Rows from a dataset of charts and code
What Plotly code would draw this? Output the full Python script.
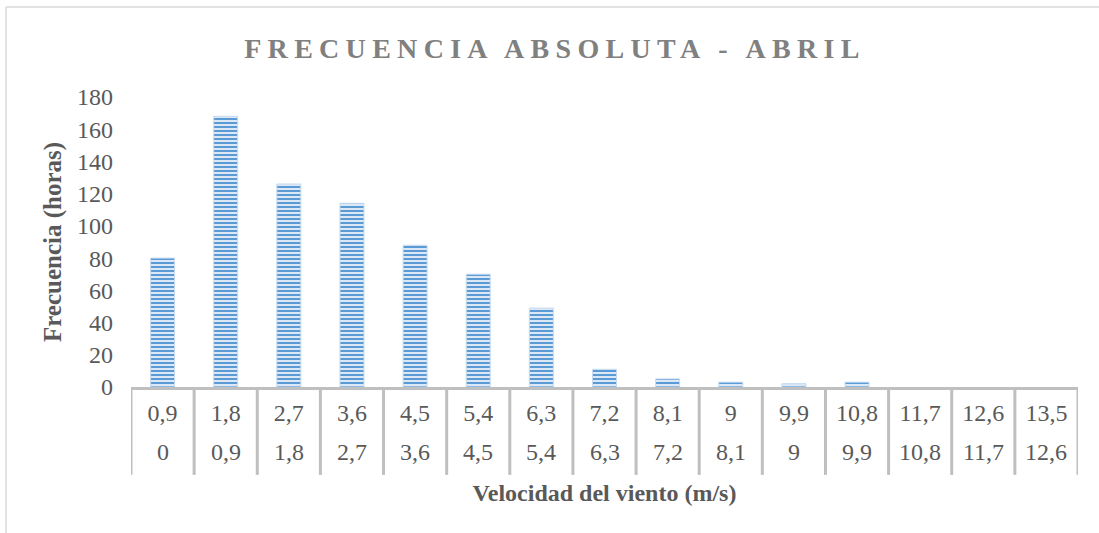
import plotly.graph_objects as go

# Wind speed bins (m/s): upper bound (top row) and lower bound (bottom row)
bin_upper = ["0,9", "1,8", "2,7", "3,6", "4,5", "5,4", "6,3", "7,2", "8,1", "9",
             "9,9", "10,8", "11,7", "12,6", "13,5"]
bin_lower = ["0", "0,9", "1,8", "2,7", "3,6", "4,5", "5,4", "6,3", "7,2", "8,1",
             "9", "9,9", "10,8", "11,7", "12,6"]
frecuencia = [80, 168, 126, 114, 88, 70, 49, 11, 5, 3, 2, 3, 0, 0, 0]
y_ticks = [0, 20, 40, 60, 80, 100, 120, 140, 160, 180]

title_text = "FRECUENCIA ABSOLUTA - ABRIL"
x_title = "Velocidad del viento (m/s)"
y_title = "Frecuencia (horas)"

FONT = "Liberation Serif, Times New Roman, serif"
TXT = "#595959"
GRID = "#bfbfbf"

fig = go.Figure()
fig.add_trace(go.Bar(
    x=bin_upper,
    y=frecuencia,
    customdata=bin_lower,
    hovertemplate="%{customdata} - %{x}: %{y}<extra></extra>",
    marker=dict(
        color="#5b9bd5",
        line=dict(color="#c5daf0", width=[1 if v > 0 else 0 for v in frecuencia]),
        pattern=dict(shape="-", fgcolor="#5b9bd5", bgcolor="#dce8f6",
                     size=4, solidity=0.5, fillmode="replace"),
    ),
))

# lower-bound row of the category table
annotations = [
    dict(x=lab_u, y=-0.224, xref="x", yref="paper", text=lab_l, showarrow=False,
         xanchor="center", yanchor="middle",
         font=dict(family=FONT, size=24, color=TXT))
    for lab_u, lab_l in zip(bin_upper, bin_lower)
]

# table dividers at every category boundary
shapes = [
    dict(type="line", xref="x", yref="paper", x0=i - 0.5, x1=i - 0.5,
         y0=0, y1=-0.303, line=dict(color=GRID, width=3))
    for i in range(len(bin_upper) + 1)
]
# chart-area border (top and left visible)
shapes += [
    dict(type="line", xref="paper", yref="paper",
         x0=-0.132, x1=1.1, y0=1.31, y1=1.31,
         line=dict(color="#d9d9d9", width=1.5)),
    dict(type="line", xref="paper", yref="paper",
         x0=-0.132, x1=-0.132, y0=1.31, y1=-0.6,
         line=dict(color="#d9d9d9", width=1.5)),
]

fig.update_layout(
    width=1099, height=533,
    margin=dict(l=131, r=21, t=97, b=146),
    paper_bgcolor="white", plot_bgcolor="white",
    bargap=0.62,
    showlegend=False,
    font=dict(family=FONT, color=TXT, size=24),
    title=dict(
        text='<span style="letter-spacing:6.3px">' + title_text + '</span>',
        font=dict(family=FONT, size=28, color="#808080", weight="bold"),
        xref="container", x=0.505, xanchor="center",
        yref="container", y=0.91, yanchor="middle",
    ),
    xaxis=dict(
        type="category",
        range=[-0.5, len(bin_upper) - 0.5],
        showline=True, linecolor=GRID, linewidth=2.5,
        showgrid=False, ticks="", ticklabelstandoff=2,
        tickfont=dict(family=FONT, size=24, color=TXT),
        title=dict(text="<b>" + x_title + "</b>",
                   font=dict(family=FONT, size=24, color=TXT), standoff=60),
    ),
    yaxis=dict(
        range=[0, 180], tickvals=y_ticks,
        showline=False, showgrid=False, zeroline=False, ticks="",
        ticklabelstandoff=17,
        tickfont=dict(family=FONT, size=24, color=TXT),
        title=dict(text="<b>" + y_title + "</b>",
                   font=dict(family=FONT, size=25, color=TXT), standoff=8),
    ),
    annotations=annotations,
    shapes=shapes,
)

fig.write_html("out.html", config={"displayModeBar": False},
               post_script="document.body.style.margin='0px';")
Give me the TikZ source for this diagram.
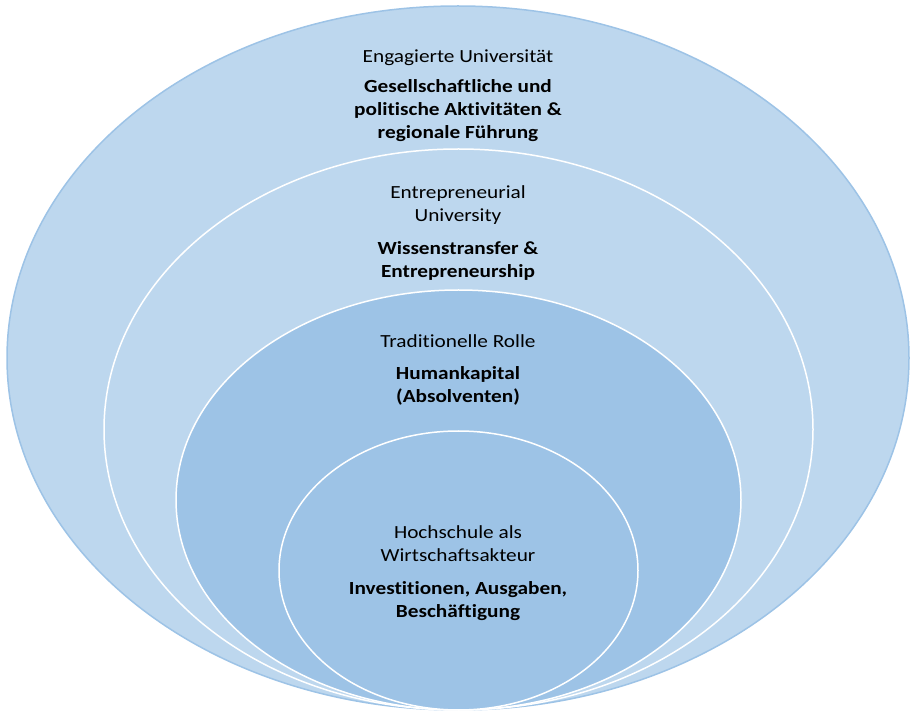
\documentclass[tikz,border=0pt]{standalone}
\usepackage{fontspec}
\setmainfont{Carlito}[FakeStretch=1.15,Ligatures=NoCommon]
\definecolor{lightfill}{HTML}{BDD7EE}
\definecolor{midfill}{HTML}{9DC3E6}
\definecolor{outerline}{HTML}{9DC3E6}
\begin{document}
\begin{tikzpicture}[x=1pt,y=-1pt,
  ring/.style={line width=1.5pt},
  titletext/.style={align=center,font=\fontsize{18.5}{23}\selectfont,inner sep=0pt,text=black},
  bodytext/.style={align=center,font=\fontsize{18.5}{23}\selectfont\bfseries,inner sep=0pt,text=black}]
\useasboundingbox (0,0) rectangle (911,711);
\filldraw[ring,fill=lightfill,draw=outerline] (458,358) ellipse [x radius=451pt,y radius=352pt];
\filldraw[ring,fill=lightfill,draw=white] (458.5,429.5) ellipse [x radius=354.5pt,y radius=280.5pt];
\filldraw[ring,fill=midfill,draw=white] (458.5,500) ellipse [x radius=282.5pt,y radius=210pt];
\filldraw[ring,fill=midfill,draw=white] (458.5,570.5) ellipse [x radius=179.5pt,y radius=139.5pt];
\node[titletext] (t1) at (458,57.5) {Engagierte Universität};
\node[bodytext] (b1) at (458,111) {Gesellschaftliche und\\politische Aktivitäten \&\\regionale Führung};
\node[titletext] (t2) at (458,205.5) {Entrepreneurial\\University};
\node[bodytext] (b2) at (458,261) {Wissenstransfer \&\\Entrepreneurship};
\node[titletext] (t3) at (458,341.5) {Traditionelle Rolle};
\node[bodytext] (b3) at (458,385.5) {Humankapital\\(Absolventen)};
\node[titletext] (t4) at (458,544) {Hochschule als\\Wirtschaftsakteur};
\node[bodytext] (b4) at (458,601) {Investitionen, Ausgaben,\\Beschäftigung};
\end{tikzpicture}
\end{document}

● **EXERCISE GOAL**
Repeat each record exactly as shown above, dropping all images.

● **SOLUTION**
What Plotly code would draw this? Output the full Python script.
import plotly.graph_objects as go

# Wind speed bins (m/s): upper bound (top row) and lower bound (bottom row)
bin_upper = ["0,9", "1,8", "2,7", "3,6", "4,5", "5,4", "6,3", "7,2", "8,1", "9",
             "9,9", "10,8", "11,7", "12,6", "13,5"]
bin_lower = ["0", "0,9", "1,8", "2,7", "3,6", "4,5", "5,4", "6,3", "7,2", "8,1",
             "9", "9,9", "10,8", "11,7", "12,6"]
frecuencia = [80, 168, 126, 114, 88, 70, 49, 11, 5, 3, 2, 3, 0, 0, 0]
y_ticks = [0, 20, 40, 60, 80, 100, 120, 140, 160, 180]

title_text = "FRECUENCIA ABSOLUTA - ABRIL"
x_title = "Velocidad del viento (m/s)"
y_title = "Frecuencia (horas)"

FONT = "Liberation Serif, Times New Roman, serif"
TXT = "#595959"
GRID = "#bfbfbf"

fig = go.Figure()
fig.add_trace(go.Bar(
    x=bin_upper,
    y=frecuencia,
    customdata=bin_lower,
    hovertemplate="%{customdata} - %{x}: %{y}<extra></extra>",
    marker=dict(
        color="#5b9bd5",
        line=dict(color="#c5daf0", width=[1 if v > 0 else 0 for v in frecuencia]),
        pattern=dict(shape="-", fgcolor="#5b9bd5", bgcolor="#dce8f6",
                     size=4, solidity=0.5, fillmode="replace"),
    ),
))

# lower-bound row of the category table
annotations = [
    dict(x=lab_u, y=-0.224, xref="x", yref="paper", text=lab_l, showarrow=False,
         xanchor="center", yanchor="middle",
         font=dict(family=FONT, size=24, color=TXT))
    for lab_u, lab_l in zip(bin_upper, bin_lower)
]

# table dividers at every category boundary
shapes = [
    dict(type="line", xref="x", yref="paper", x0=i - 0.5, x1=i - 0.5,
         y0=0, y1=-0.303, line=dict(color=GRID, width=3))
    for i in range(len(bin_upper) + 1)
]
# chart-area border (top and left visible)
shapes += [
    dict(type="line", xref="paper", yref="paper",
         x0=-0.132, x1=1.1, y0=1.31, y1=1.31,
         line=dict(color="#d9d9d9", width=1.5)),
    dict(type="line", xref="paper", yref="paper",
         x0=-0.132, x1=-0.132, y0=1.31, y1=-0.6,
         line=dict(color="#d9d9d9", width=1.5)),
]

fig.update_layout(
    width=1099, height=533,
    margin=dict(l=131, r=21, t=97, b=146),
    paper_bgcolor="white", plot_bgcolor="white",
    bargap=0.62,
    showlegend=False,
    font=dict(family=FONT, color=TXT, size=24),
    title=dict(
        text='<span style="letter-spacing:6.3px">' + title_text + '</span>',
        font=dict(family=FONT, size=28, color="#808080", weight="bold"),
        xref="container", x=0.505, xanchor="center",
        yref="container", y=0.91, yanchor="middle",
    ),
    xaxis=dict(
        type="category",
        range=[-0.5, len(bin_upper) - 0.5],
        showline=True, linecolor=GRID, linewidth=2.5,
        showgrid=False, ticks="", ticklabelstandoff=2,
        tickfont=dict(family=FONT, size=24, color=TXT),
        title=dict(text="<b>" + x_title + "</b>",
                   font=dict(family=FONT, size=24, color=TXT), standoff=60),
    ),
    yaxis=dict(
        range=[0, 180], tickvals=y_ticks,
        showline=False, showgrid=False, zeroline=False, ticks="",
        ticklabelstandoff=17,
        tickfont=dict(family=FONT, size=24, color=TXT),
        title=dict(text="<b>" + y_title + "</b>",
                   font=dict(family=FONT, size=25, color=TXT), standoff=8),
    ),
    annotations=annotations,
    shapes=shapes,
)

fig.write_html("out.html", config={"displayModeBar": False},
               post_script="document.body.style.margin='0px';")
Give me the TikZ source for this diagram.
\documentclass[tikz,border=0pt]{standalone}
\usepackage{fontspec}
\setmainfont{Carlito}[FakeStretch=1.15,Ligatures=NoCommon]
\definecolor{lightfill}{HTML}{BDD7EE}
\definecolor{midfill}{HTML}{9DC3E6}
\definecolor{outerline}{HTML}{9DC3E6}
\begin{document}
\begin{tikzpicture}[x=1pt,y=-1pt,
  ring/.style={line width=1.5pt},
  titletext/.style={align=center,font=\fontsize{18.5}{23}\selectfont,inner sep=0pt,text=black},
  bodytext/.style={align=center,font=\fontsize{18.5}{23}\selectfont\bfseries,inner sep=0pt,text=black}]
\useasboundingbox (0,0) rectangle (911,711);
\filldraw[ring,fill=lightfill,draw=outerline] (458,358) ellipse [x radius=451pt,y radius=352pt];
\filldraw[ring,fill=lightfill,draw=white] (458.5,429.5) ellipse [x radius=354.5pt,y radius=280.5pt];
\filldraw[ring,fill=midfill,draw=white] (458.5,500) ellipse [x radius=282.5pt,y radius=210pt];
\filldraw[ring,fill=midfill,draw=white] (458.5,570.5) ellipse [x radius=179.5pt,y radius=139.5pt];
\node[titletext] (t1) at (458,57.5) {Engagierte Universität};
\node[bodytext] (b1) at (458,111) {Gesellschaftliche und\\politische Aktivitäten \&\\regionale Führung};
\node[titletext] (t2) at (458,205.5) {Entrepreneurial\\University};
\node[bodytext] (b2) at (458,261) {Wissenstransfer \&\\Entrepreneurship};
\node[titletext] (t3) at (458,341.5) {Traditionelle Rolle};
\node[bodytext] (b3) at (458,385.5) {Humankapital\\(Absolventen)};
\node[titletext] (t4) at (458,544) {Hochschule als\\Wirtschaftsakteur};
\node[bodytext] (b4) at (458,601) {Investitionen, Ausgaben,\\Beschäftigung};
\end{tikzpicture}
\end{document}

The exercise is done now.